Wednesday, July 25, 2007
Jury convicts woman who fled from fatal shooting
Z-Mart owner Zaid Almajali was killed Nov. 9 in Roanoke.
Mendy Phelps testified to a Roanoke jury that she was nowhere near Z-Mart when the store was robbed and its owner fatally shot.
But the jury didn't buy her claim that she wasn't the woman driving the getaway car. They found her guilty Tuesday afternoon of principal in the second degree to attempted robbery and felony eluding police.
The verdict brought tears and outrage from Phelps' family. Her daughter, Markia Phelps, told the jury, "Y'all have wrongfully convicted her," as she begged them not to sentence her mother harshly.
"I wasn't at the store," Mendy Phelps told the jury tearfully. "My life is in your hands."
The jury recommended a three-year sentence, the minimum possible punishment.
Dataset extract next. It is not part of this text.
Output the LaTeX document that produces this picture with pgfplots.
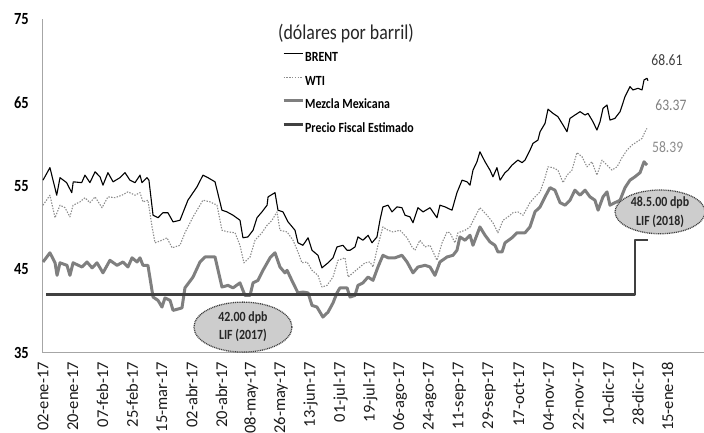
\documentclass[border=0pt]{standalone}
\usepackage{fontspec}
\setmainfont{Carlito}
\newfontfamily\cond[FakeStretch=0.85]{Carlito}
\usepackage{pgfplots}
\pgfplotsset{compat=1.18}
\usetikzlibrary{shapes.geometric}
\definecolor{wticol}{HTML}{8C8C8C}
\definecolor{mezcla}{HTML}{7F7F7F}
\definecolor{fiscal}{HTML}{404040}
\definecolor{axisgray}{HTML}{A6A6A6}
\definecolor{ellfill}{HTML}{CDCDCD}
\begin{document}
\begin{tikzpicture}[x=1pt,y=1pt]
\useasboundingbox (-43,-80) rectangle (661,353);
\begin{axis}[
  at={(0,0)}, anchor=south west, scale only axis,
  width=661pt, height=334pt,
  xmin=0, xmax=400, ymin=35, ymax=75,
  axis x line=bottom, axis y line=left,
  axis line style={axisgray, line width=1pt, -},
  ytick={35,45,55,65,75},
  xtick={0,18,...,378},
  xticklabels={02-ene-17,20-ene-17,07-feb-17,25-feb-17,15-mar-17,02-abr-17,20-abr-17,08-may-17,26-may-17,13-jun-17,01-jul-17,19-jul-17,06-ago-17,24-ago-17,11-sep-17,29-sep-17,17-oct-17,04-nov-17,22-nov-17,10-dic-17,28-dic-17,15-ene-18},
  major tick length=0pt,
  /pgf/number format/assume math mode=true,
  yticklabel style={font=\cond\bfseries\fontsize{17}{17}\selectfont, anchor=east, inner sep=0pt, xshift=-14pt, text=black},
  xticklabel style={rotate=90, anchor=east, inner xsep=9pt, inner ysep=0pt, font=\fontsize{16.5}{16.5}\selectfont, text=black!90},
  no markers,
  clip=false,
  every axis plot/.append style={line join=round},
  legend style={draw=none, fill=none, at={(axis cs:144.6,71.5)}, anchor=north west,
    font=\cond\bfseries\fontsize{14}{14}\selectfont, inner sep=0pt,
    row sep=7pt, nodes={inner sep=0pt, text height=10pt, text depth=3pt},
    /tikz/every odd column/.append style={column sep=1pt}},
  legend cell align=left,
  legend image code/.code={\path[draw=none, fill=none] (0pt,-3pt) rectangle (19pt,10pt); \draw[#1, line cap=butt] (0pt,4.5pt) -- (19pt,4.5pt);},
]
% BRENT
\addplot[black, line width=1.1pt] coordinates {
(0,55.7)(4.2,57.2)(8.3,53.9)(10.3,56.0)(14.3,55.4)(17.4,54.2)(18.3,55.5)(23.4,55.4)(25.4,56.3)(28.4,55.4)
(31.5,56.7)(34.5,56.1)(36.3,55.1)(39.3,56.6)(42.4,55.5)(46.6,56.0)(49.6,56.6)(52.6,55.7)(55.7,55.4)(58.7,56.3)
(59.9,55.4)(62.9,56.0)(64.1,55.7)(66.6,51.5)(69.6,51.2)(72.6,51.8)(75.6,51.8)(78.7,50.7)(82.9,50.9)(84.7,51.8)
(87.7,53.3)(93.2,54.9)(96.8,56.3)(99.8,56.0)(104.1,55.5)(108.3,52.1)(111.3,51.9)(115,51.5)(119.2,50.9)(121,48.8)
(124,48.9)(127.1,49.7)(129.5,51.2)(132.5,51.9)(135.6,52.7)(136.2,53.7)(140.4,54.2)(142.2,52.1)(145.2,51.9)(148.3,50.7)
(152.5,49.7)(154.3,48.2)(157.3,47.9)(160.4,48.8)(162.8,47.3)(166.4,46.7)(168.8,45.2)(172.5,45.8)(175.5,46.4)(177.9,47.7)
(181.5,47.9)(184,47.3)(185.8,47.3)(188.8,47.7)(190.6,48.9)(193.6,48.5)(196.7,49.1)(199.1,48.2)(202.1,48.9)(203.9,50.9)
(205.7,52.5)(208.8,52.7)(211.2,51.9)(214.2,52.5)(217.2,52.4)(219.1,51.5)(222.1,51.3)(223.9,50.6)(226.9,52.4)(230,51.9)
(234.2,52.4)(238.4,51.2)(240.2,52.7)(243.3,52.5)(247.5,52.1)(250.5,54.2)(253.6,55.7)(256.6,55.5)(258.4,55.1)(260.2,56.9)
(262.6,57.9)(264.4,59.1)(267.5,57.9)(270.5,56.9)(272.3,56.1)(274.7,57.2)(276.6,55.7)(279.6,56.6)(281.4,56.9)(283.8,57.5)
(287.4,58.1)(289.9,57.8)(291.7,58.1)(294.7,59.3)(296.5,60.1)(299.5,60.5)(300.8,61.5)(303.8,62.5)(305.6,64.2)(308.6,63.7)
(311.6,63.3)(314.7,62.3)(317.1,61.5)(318.9,63.1)(321.9,63.5)(325,63.9)(328,63.5)(329.8,63.7)(332.8,62.7)(335.2,61.7)
(337.1,62.7)(338.9,64.3)(341.3,64.7)(343.1,62.9)(346.1,63.1)(349.2,63.9)(352.2,65.7)(355.2,66.9)(357,66.5)(360.1,66.7)
(362.5,66.5)(363.7,67.7)(365.5,67.9)(366.1,67.6)
};
\addlegendentry{BRENT}
% WTI
\addplot[wticol, line width=1.1pt, dash pattern=on 1.4pt off 1.4pt] coordinates {
(0,52.7)(4.2,53.9)(7.3,51.2)(10.3,52.7)(13.3,52.4)(16.3,51.3)(18.2,52.7)(22.4,53.1)(25.4,53.6)(28.4,53.0)
(31.5,53.7)(35.7,52.4)(39.3,53.7)(43.6,53.6)(47.8,53.9)(51.4,54.3)(55.7,53.9)(58.7,54.2)(60.5,53.1)(63.5,53.3)
(66,50.1)(67.8,48.2)(72,48.5)(75,48.8)(78.1,47.6)(82.9,47.9)(85.9,49.4)(90.8,51.3)(96.8,53.3)(101.1,53.1)
(105.3,52.7)(108.3,49.7)(112,49.5)(116.2,49.4)(119.2,47.9)(121.6,45.8)(125.3,46.5)(128.3,48.5)(132.5,49.4)(135.6,50.3)
(138.6,50.9)(141.6,51.9)(143.4,49.7)(147.7,49.5)(151.3,48.5)(154.3,47.1)(156.7,45.8)(159.8,45.9)(162.8,44.9)(166.4,44.3)
(168.8,42.9)(171.9,43.1)(175.5,44.1)(178.5,46.1)(182.8,46.4)(184.6,44.1)(187.6,44.6)(191.8,45.3)(194.9,45.8)(197.9,45.9)
(199.7,45.3)(202.7,47.9)(205.7,50.1)(208.8,49.7)(211.8,49.5)(216,49.7)(220.3,48.8)(223.3,47.7)(225.1,47.3)(228.1,48.5)
(231.2,47.7)(234.2,47.9)(238.4,46.1)(241.5,48.2)(244.5,49.5)(246.3,49.4)(249.3,48.2)(251.1,49.4)(255.4,49.7)(258.4,50.1)
(261.4,51.3)(264.4,52.4)(268.7,51.5)(272.3,50.6)(275.3,49.4)(278.4,50.9)(281.4,51.3)(284.4,51.8)(287.4,51.9)(290.5,51.5)
(294.7,53.0)(297.7,53.7)(300.8,54.3)(303.8,56.0)(305.6,57.3)(308.6,57.2)(311.6,56.9)(314.7,55.4)(317.1,56.3)(320.1,56.9)
(323.1,59.0)(326.2,58.5)(329.2,57.3)(332.2,57.9)(335.2,56.3)(338.3,58.1)(341.3,57.5)(344.3,56.9)(347.4,57.3)(350.4,58.4)
(353.4,59.3)(356.4,59.9)(359.5,60.3)(362.5,60.7)(364.3,61.5)(365.5,61.9)
};
\addlegendentry{WTI}
% Mezcla Mexicana
\addplot[mezcla, line width=3pt] coordinates {
(0,45.9)(4.2,47.0)(7.3,45.8)(8.5,44.3)(10.3,45.8)(14.5,45.5)(16.3,44.3)(18.2,45.8)(23.6,45.3)(26.6,45.9)
(29.7,45.2)(32.7,45.8)(36.3,44.6)(40.5,46.1)(44.8,45.5)(48.4,45.9)(51.4,45.3)(53.9,46.4)(56.9,45.9)(58.7,46.4)
(60.5,45.5)(63.5,45.5)(66.6,41.7)(69.6,41.3)(72,40.5)(73.8,41.6)(76.9,41.3)(78.7,40.1)(84.1,40.4)(85.9,42.8)
(90.8,44.1)(95,45.9)(98,46.5)(104.1,46.5)(108.3,42.9)(112,43.1)(115,42.8)(119.2,43.4)(122.2,41.9)(125.3,41.9)
(127.1,43.4)(130.1,43.7)(133.1,44.9)(137.4,46.4)(140.4,47.0)(143.4,45.3)(146.4,44.6)(147.7,44.9)(151.3,43.4)(154.3,42.2)
(157.3,42.3)(160.4,42.2)(162.8,40.7)(165.8,40.5)(169.4,39.3)(172.5,39.9)(175.5,41.0)(177.9,42.2)(179.7,42.8)(184,42.8)
(185.8,41.7)(188.8,41.9)(190.6,43.1)(193.6,43.4)(196.7,44.1)(199.7,43.7)(202.7,45.3)(205.7,46.7)(208.8,46.4)(213,46.4)
(217.2,46.7)(220.3,45.9)(223.9,44.6)(226.9,45.3)(231.2,45.5)(234.2,45.3)(237.2,44.3)(240.2,45.9)(244.5,46.5)(248.1,46.7)
(250.5,47.3)(252.3,48.9)(255.4,48.5)(258.4,49.1)(260.2,47.9)(264.4,50.1)(267.5,49.1)(270.5,48.3)(273.5,47.9)(275.3,47.1)
(277.8,47.1)(279.6,48.2)(283.8,48.8)(286.8,49.4)(291.7,49.4)(294.7,50.1)(297.7,51.9)(300.8,52.5)(303.8,53.7)(306.8,54.8)
(309.8,54.5)(312.9,53.0)(315.9,52.7)(318.9,53.3)(321.9,54.5)(325,53.9)(328,54.5)(331,53.7)(334,53.3)(335.9,52.1)
(338.9,53.7)(341.3,54.3)(343.1,52.7)(346.1,53.0)(349.2,53.3)(352.2,54.8)(355.2,55.7)(358.2,56.1)(361.3,56.6)(363.7,57.9)
(365.5,57.5)
};
\addlegendentry{Mezcla Mexicana}
% Precio Fiscal Estimado
\addplot[fiscal, line width=2.2pt] coordinates {(2,42)(358,42)(358,48.5)(366,48.5)};
\addlegendentry{Precio Fiscal Estimado}

\node[font=\cond\fontsize{21}{21}\selectfont, text=black!85] at (axis cs:183.4,73.3) {(dólares por barril)};
\node[font=\cond\fontsize{16}{16}\selectfont, text=fiscal] at (axis cs:377.6,70.1) {68.61};
\node[font=\cond\fontsize{16}{16}\selectfont, text=black!50] at (axis cs:380,64.7) {63.37};
\node[font=\cond\fontsize{16}{16}\selectfont, text=black!45] at (axis cs:378,59.7) {58.39};

\node[ellipse, draw=fiscal, dash pattern=on 1pt off 0.8pt, line width=1.3pt, fill=ellfill,
  minimum width=98pt, minimum height=50pt, inner sep=0pt, align=center,
  font=\cond\bfseries\fontsize{14}{18}\selectfont, text=black!85] at (axis cs:121,38.1) {42.00 dpb\\LIF (2017)};
\node[ellipse, draw=fiscal, dash pattern=on 1pt off 0.8pt, line width=1.3pt, fill=ellfill,
  minimum width=90pt, minimum height=40pt, inner sep=0pt, align=center,
  font=\cond\bfseries\fontsize{14}{19}\selectfont, text=black!85] at (axis cs:373.4,51.9) {48.5.00 dpb\\LIF (2018)};
\end{axis}
\end{tikzpicture}
\end{document}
Judge William Broadhurst will consider formally imposing the sentence at an Oct. 16 hearing.
Reginald Killingsworth, Phelps' co-defendant, faces charges of attempted robbery and capital murder in the Nov. 9 death of Z-Mart owner Zaid Almajali. During Phelps' trial he was repeatedly identified as Almajali's killer. His trial is scheduled to begin in November, though last month a psychiatrist found him incompetent to assist in his own defense.
Phelps' trial began Monday. She took the stand Tuesday morning, telling the jury that she began seeing Killingsworth after she became estranged from her husband. She had only known Killingsworth, who goes by the name "Black," about three weeks when she drove with him from Deltona, Fla., to introduce him to her family in Roanoke.
The couple had been in Roanoke three days when the robbery happened. Phelps said she was doing laundry at her aunt's house on Clifton Avenue Northwest that evening when Killingsworth asked for the keys to her car. He returned and called for her to come out of the house. Visibly agitated, he tossed her the keys and told her to drive, she said.
When a police car pulled in behind her she planned to pull over, thinking she was getting a ticket for her expired license plates, but Killingsworth pulled a gun on her and ordered her to drive, she said. She cried as she told the jury how terrified she was as she sped through the residential streets at up to 80 mph before crashing at Hanover and Eighth streets.
But a few hours after the wreck, Phelps gave a conflicting account to Roanoke police investigator Jim Owens. She told him she had Killingsworth drop her off at an abandoned house on Crescent Avenue and waited for him to return from the store there.
Assistant Roanoke Commonwealth's Attorney John McNeil challenged her over the inconsistencies. He questioned why Phelps wouldn't have told police right away if Killingsworth was holding a gun on her.
"The only duress I would submit she was under was being caught by police," McNeil said during closing arguments.
Phelps' attorney, Patrick Kenney, emphasized that a customer who had seen Phelps' car at the store just before the robbery thought he'd seen a white woman or light-skinned black woman in the driver's seat.
That couldn't be his client, he argued. "She's never going to be mistaken for a white woman. That's just ridiculous."
McNeil argued that given it only took 12 minutes from the time of the 911 call until Killingsworth's and Phelps' arrests, Phelps had to be the woman behind the wheel.